Documentation Compliance Risk
: Companies that failed to preserve customs entry records, protest filings, or payment documentation may face challenges establishing refund eligibility. The requirement to have protested tariff assessments or paid under protest varies by case type, creating potential eligibility gaps for companies that accepted tariff payments without formal objection.
Opportunity Windows
Refund Eligibility for Compliant Importers
: Companies that maintained proper documentation and filed appropriate protests may be positioned to participate in one of the largest government refund programs in U.S. history. The “hundreds of billions” in potential refunds represent substantial opportunity for eligible claimants [1].
Administrative Procedure Influence
: The creation of a “steering committee” to manage refund cases [1] may create opportunities for industry representatives to influence administrative procedures. Companies with relevant expertise should consider participating in any formal or informal consultation processes.
Electronic System Early Adoption
: The February 6, 2026 deadline for electronic refund account establishment [1] creates urgency but also opportunity for early adopters to ensure technical compliance before potential system overload as the deadline approaches.

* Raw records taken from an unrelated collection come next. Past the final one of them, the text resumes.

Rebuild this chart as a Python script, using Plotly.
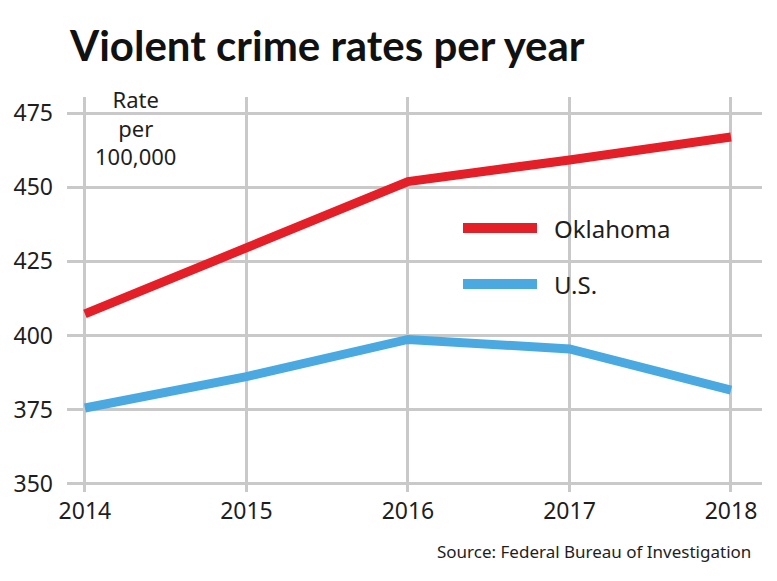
import plotly.graph_objects as go

years = [2014, 2015, 2016, 2017, 2018]
oklahoma = [407.3, 429.6, 451.9, 459.2, 466.9]
us = [375.6, 386.2, 398.7, 395.5, 381.6]
y_ticks = [350, 375, 400, 425, 450, 475]

RED = "#e41f27"
BLUE = "#4aa9e0"
GRID = "#c9c9c9"
TXT = "#1e1e1e"
FONT = "Noto Sans"
TITLE_FONT = "Lato"

W, H = 777, 581
L, R, T, B = 67, 15, 97, 89
pw, ph = W - L - R, H - T - B

def px(x):
    return (x - L) / pw

def py(y):
    return 1 - (y - T) / ph

fig = go.Figure()
fig.add_trace(go.Scatter(x=years, y=oklahoma, mode="lines", name="Oklahoma",
                         line=dict(color=RED, width=9), showlegend=False))
fig.add_trace(go.Scatter(x=years, y=us, mode="lines", name="U.S.",
                         line=dict(color=BLUE, width=9), showlegend=False))

fig.update_layout(
    width=W, height=H,
    margin=dict(l=L, r=R, t=T, b=B, autoexpand=False),
    paper_bgcolor="white", plot_bgcolor="white",
    font=dict(family=FONT, color=TXT, size=23),
    xaxis=dict(range=[2013.889, 2018.192], tickvals=years, ticktext=[str(y) for y in years],
               showgrid=True, gridcolor=GRID, gridwidth=3, zeroline=False, automargin=False,
               showline=False, ticks="", ticklabelstandoff=3,
               tickfont=dict(family=FONT, size=23, color=TXT)),
    yaxis=dict(range=[347.3, 480.4], tickvals=y_ticks, ticktext=[str(v) for v in y_ticks],
               showgrid=True, gridcolor=GRID, gridwidth=3, zeroline=False, automargin=False,
               showline=False, ticks="", ticklabelstandoff=13,
               tickfont=dict(family=FONT, size=23, color=TXT)),
)

anns = [
    dict(text="<b>Violent crime rates per year</b>", x=px(67), y=py(45), xanchor="left", yanchor="middle",
         font=dict(family=TITLE_FONT, size=42, color="#111", weight=900)),
    dict(text="Rate<br>per<br>100,000", x=px(135), y=py(128), xanchor="center", yanchor="middle",
         font=dict(family=FONT, size=22, color=TXT)),
    dict(text="Oklahoma", x=px(552), y=py(228), xanchor="left", yanchor="middle",
         font=dict(family=FONT, size=24, color=TXT)),
    dict(text="U.S.", x=px(552), y=py(284), xanchor="left", yanchor="middle",
         font=dict(family=FONT, size=24, color=TXT)),
    dict(text="Source: Federal Bureau of Investigation", x=px(753), y=py(551), xanchor="right", yanchor="middle",
         font=dict(family=FONT, size=17, color=TXT)),
]
for a in anns:
    fig.add_annotation(xref="paper", yref="paper", showarrow=False, **a)

for y, c in [(228, RED), (284, BLUE)]:
    fig.add_shape(type="line", xref="paper", yref="paper", x0=px(463), x1=px(537), y0=py(y), y1=py(y),
                  line=dict(color=c, width=10))

fig.write_html("out.html", config={"displayModeBar": False},
               post_script="document.body.style.margin='0';")
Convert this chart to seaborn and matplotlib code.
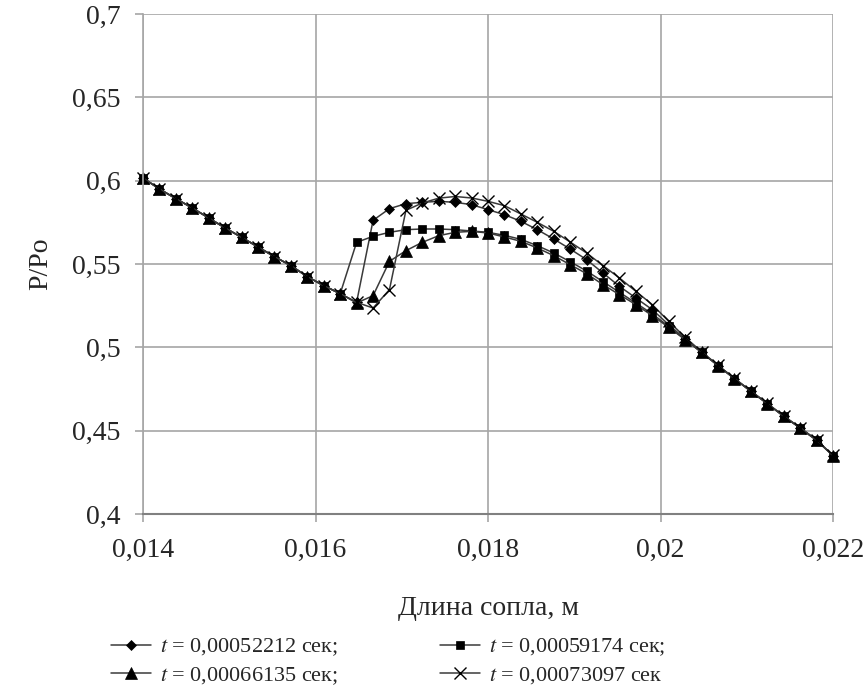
import numpy as np
import pandas as pd
import matplotlib
matplotlib.use("Agg")
import matplotlib.pyplot as plt
import seaborn as sns
from matplotlib.ticker import FuncFormatter, MultipleLocator

# nozzle coordinate, m (uniform grid, 43 nodes)
x_m = [0.014000, 0.014190, 0.014381, 0.014571, 0.014762, 0.014952, 0.015143,
       0.015333, 0.015524, 0.015714, 0.015905, 0.016095, 0.016286, 0.016476,
       0.016667, 0.016857, 0.017048, 0.017238, 0.017429, 0.017619, 0.017810,
       0.018000, 0.018190, 0.018381, 0.018571, 0.018762, 0.018952, 0.019143,
       0.019333, 0.019524, 0.019714, 0.019905, 0.020095, 0.020286, 0.020476,
       0.020667, 0.020857, 0.021048, 0.021238, 0.021429, 0.021619, 0.021810,
       0.022000]

# P/Po
p_t1 = [0.6016, 0.5950, 0.5892, 0.5836, 0.5776, 0.5716, 0.5660, 0.5602, 0.5544,
        0.5490, 0.5424, 0.5370, 0.5322, 0.5270, 0.5762, 0.5832, 0.5862, 0.5870,
        0.5876, 0.5870, 0.5856, 0.5826, 0.5796, 0.5756, 0.5706, 0.5650, 0.5590,
        0.5526, 0.5446, 0.5366, 0.5296, 0.5226, 0.5136, 0.5050, 0.4970, 0.4890,
        0.4812, 0.4736, 0.4662, 0.4586, 0.4516, 0.4442, 0.4350]
p_t2 = [0.6016, 0.5950, 0.5892, 0.5836, 0.5776, 0.5716, 0.5660, 0.5602, 0.5544,
        0.5490, 0.5424, 0.5370, 0.5322, 0.5630, 0.5666, 0.5690, 0.5706, 0.5710,
        0.5710, 0.5706, 0.5698, 0.5690, 0.5672, 0.5648, 0.5610, 0.5566, 0.5514,
        0.5458, 0.5394, 0.5330, 0.5266, 0.5200, 0.5126, 0.5046, 0.4970, 0.4890,
        0.4812, 0.4736, 0.4662, 0.4586, 0.4516, 0.4442, 0.4350]
p_t3 = [0.6016, 0.5950, 0.5892, 0.5836, 0.5776, 0.5716, 0.5660, 0.5602, 0.5544,
        0.5490, 0.5424, 0.5370, 0.5322, 0.5266, 0.5310, 0.5516, 0.5580, 0.5630,
        0.5670, 0.5690, 0.5696, 0.5686, 0.5662, 0.5636, 0.5596, 0.5550, 0.5496,
        0.5442, 0.5376, 0.5316, 0.5256, 0.5190, 0.5120, 0.5046, 0.4970, 0.4890,
        0.4812, 0.4736, 0.4662, 0.4586, 0.4516, 0.4442, 0.4350]
p_t4 = [0.6016, 0.5950, 0.5892, 0.5836, 0.5776, 0.5716, 0.5660, 0.5602, 0.5544,
        0.5490, 0.5424, 0.5370, 0.5322, 0.5270, 0.5236, 0.5346, 0.5822, 0.5866,
        0.5895, 0.5905, 0.5896, 0.5876, 0.5850, 0.5800, 0.5750, 0.5696, 0.5632,
        0.5566, 0.5490, 0.5416, 0.5336, 0.5256, 0.5156, 0.5060, 0.4974, 0.4892,
        0.4814, 0.4738, 0.4664, 0.4588, 0.4518, 0.4444, 0.4352]

labels = ["$t$ = 0,00052212 сек;", "$t$ = 0,00059174 сек;",
          "$t$ = 0,00066135 сек;", "$t$ = 0,00073097 сек"]
markers = ["D", "s", "^", "x"]
msizes = [5.5, 5.5, 8, 8]

sns.set_style("whitegrid")
plt.rcParams["font.family"] = ["Liberation Serif", "DejaVu Serif"]
plt.rcParams["mathtext.fontset"] = "stix"

fig, ax = plt.subplots(figsize=(8.67, 6.92), dpi=100)
fig.subplots_adjust(left=0.165, right=0.9608, top=0.9798, bottom=0.2572)

handles = []
for y, lab, m, ms in zip([p_t1, p_t2, p_t3, p_t4], labels, markers, msizes):
    sns.lineplot(x=x_m, y=y, ax=ax, color="#3a3a3a", linewidth=1.1,
                 marker=m, markersize=ms, markerfacecolor="black",
                 markeredgecolor="black", markeredgewidth=1.0 if m == "x" else 0.5,
                 clip_on=False, label=lab, legend=False)
    handles.append(ax.lines[-1])

ax.set_xlim(0.014, 0.022)
ax.set_ylim(0.4, 0.7)
ax.xaxis.set_major_locator(MultipleLocator(0.002))
ax.yaxis.set_major_locator(MultipleLocator(0.05))

def comma(v, pos):
    s = "%.3f" % v
    s = s.rstrip("0").rstrip(".")
    return s.replace(".", ",")

ax.xaxis.set_major_formatter(FuncFormatter(comma))
ax.yaxis.set_major_formatter(FuncFormatter(comma))

ax.grid(True, color="#a6a6a6", linewidth=1.2)
for side in ["top", "right"]:
    ax.spines[side].set_visible(False)
ax.spines["left"].set_color("#a6a6a6")
ax.spines["bottom"].set_color("#808080")
ax.spines["left"].set_linewidth(1.2)
ax.spines["bottom"].set_linewidth(1.5)
ax.tick_params(axis="both", direction="out", length=6, width=1.2,
               color="#a6a6a6", labelsize=20, pad=10)
ax.tick_params(axis="x", bottom=True, pad=11)
ax.tick_params(axis="y", left=True)

ax.set_xlabel("Длина сопла, м", fontsize=20, labelpad=24)
ax.set_ylabel("P/Po", fontsize=20, labelpad=14)

order = [0, 2, 1, 3]
fig.legend([handles[i] for i in order], [labels[i] for i in order],
           loc="lower left", bbox_to_anchor=(0.118, -0.005), ncol=2,
           frameon=False, fontsize=16, handlelength=1.8, handletextpad=0.4,
           columnspacing=4.6, labelspacing=0.3, borderaxespad=0.0)

fig.savefig("out.png", dpi=100)
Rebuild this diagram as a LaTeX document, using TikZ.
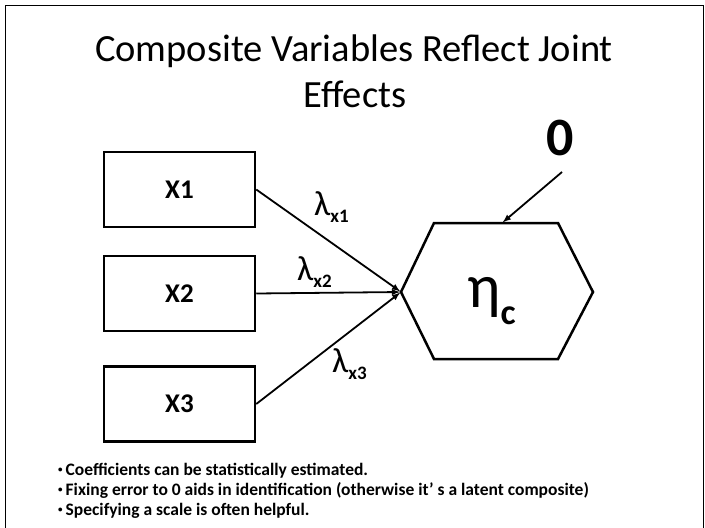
\documentclass[tikz,border=0pt]{standalone}
\usepackage{fontspec}
\setmainfont{Carlito}
\usetikzlibrary{arrows}

\newcommand{\lowsub}[1]{\raisebox{-7pt}{\fontsize{19}{19}\selectfont\bfseries #1}}
\newcommand{\bul}{{\fontsize{9}{9}\selectfont\raisebox{2.5pt}{\textbullet}}\hspace{3pt}}

\tikzset{
  obsbox/.style={draw, line width=2.5pt, minimum width=151pt, minimum height=75pt, inner sep=0pt,
    font=\fontsize{27}{27}\selectfont\bfseries},
  loading/.style={-latex, line width=1.8pt, shorten >=1pt},
  lamlabel/.style={anchor=base west, inner sep=0pt, font=\fontsize{35}{35}\selectfont},
  bullet/.style={anchor=base west, inner sep=0pt, font=\fontsize{17.5}{17.5}\selectfont\bfseries},
}

\begin{document}
\begin{tikzpicture}[x=1pt,y=-1pt]
        \useasboundingbox (0,0) rectangle (705,528);
        % Frame
        \draw[line width=1.5pt] (5.5,528) -- (5.5,5.5) -- (703.5,5.5) -- (703.5,528);

        % Title
        \node[anchor=base, inner sep=0pt, font=\fontsize{38.5}{38.5}\selectfont] (title1) at (354,61) {Composite Variables Reflect Joint};
        \node[anchor=base, inner sep=0pt, font=\fontsize{38.5}{38.5}\selectfont] (title2) at (355,107) {Effects};

        % Indicators
        \node[obsbox] (x1) at (179.5,189.5) {X1};
        \node[obsbox] (x2) at (179.5,293.5) {X2};
        \node[obsbox] (x3) at (179.5,404) {X3};

        % Composite (hexagon)
        \coordinate (hl) at (401,292);
        \coordinate (htop) at (502,223);
        \draw[line width=2.5pt, line join=miter] (hl) -- (434,223) -- (558,223) -- (593,292)
            -- (558,359) -- (434,359) -- cycle;
        \node[anchor=base west, inner sep=0pt, font=\fontsize{62}{62}\selectfont] (eta) at (467,307)
            {η\raisebox{-17pt}{\fontsize{36}{36}\selectfont\bfseries c}};

        % Error fixed to 0
        \node[anchor=base, inner sep=0pt, font=\fontsize{54}{54}\selectfont\bfseries] (zero) at (560,155) {0};
        \coordinate (err) at (562,172);
        \draw[loading] (err) -- (htop);

        % Loadings
        \draw[loading] (x1.east) -- (hl);
        \draw[loading] (x2.east) -- (hl);
        \draw[loading] (x3.east) -- (hl);
        \node[lamlabel] (l1) at (314,215) {λ\lowsub{x1}};
        \node[lamlabel] (l2) at (297,280) {λ\lowsub{x2}};
        \node[lamlabel] (l3) at (332,372) {λ\lowsub{x3}};

        % Notes
        \node[bullet] (b1) at (58,475) {\bul Coefficients can be statistically estimated.};
        \node[bullet] (b2) at (58,495) {\bul Fixing error to 0 aids in identification (otherwise it’ s a latent composite)};
        \node[bullet] (b3) at (58,515) {\bul Specifying a scale is often helpful.};
\end{tikzpicture}
\end{document}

Legal Precedent Development
: Regardless of the outcome, the Supreme Court ruling will establish important precedent regarding IEEPA scope and presidential trade authority. Companies should monitor the ruling closely for implications beyond the immediate refund question.
Key Information Summary
This analysis is based on the YouTube short published on January 23, 2026 [event_source], supplemented by reporting from CNBC [1][2], Fortune [3], and the New York Times [4].
Core Findings
:
The Supreme Court is expected to rule this week on whether IEEPA authorizes presidential tariff impositions. An adverse ruling would make companies eligible for tariff refunds totaling hundreds of billions of dollars, though trade attorneys estimate the refund process could extend 1-2 years due to administrative complexity. The Trump administration has prepared alternative tariff authorities (Section 122, Section 301, Section 338) to maintain tariff regimes within 24 hours of an unfavorable ruling, while Treasury Secretary Bessent believes such an outcome is “very unlikely.”
Critical Deadlines
:
Companies must establish electronic refund accounts with U.S. Customs by February 6, 2026 to be eligible for potential physical check refunds [1].
Uncertainty Factors
:
Specific refund procedures, eligibility requirements, and processing timelines remain undefined pending the Supreme Court ruling and subsequent Court of International Trade proceedings. The ultimate distribution of refunds and any consumer benefits will depend on how these procedures are implemented.
Policy Implications
:
The ruling will establish important precedent regarding the scope of presidential authority under IEEPA and the separation of powers in trade policy. Even an adverse ruling may not eliminate presidential tariff authority but would require invocation of alternative legal frameworks with potentially different parameters.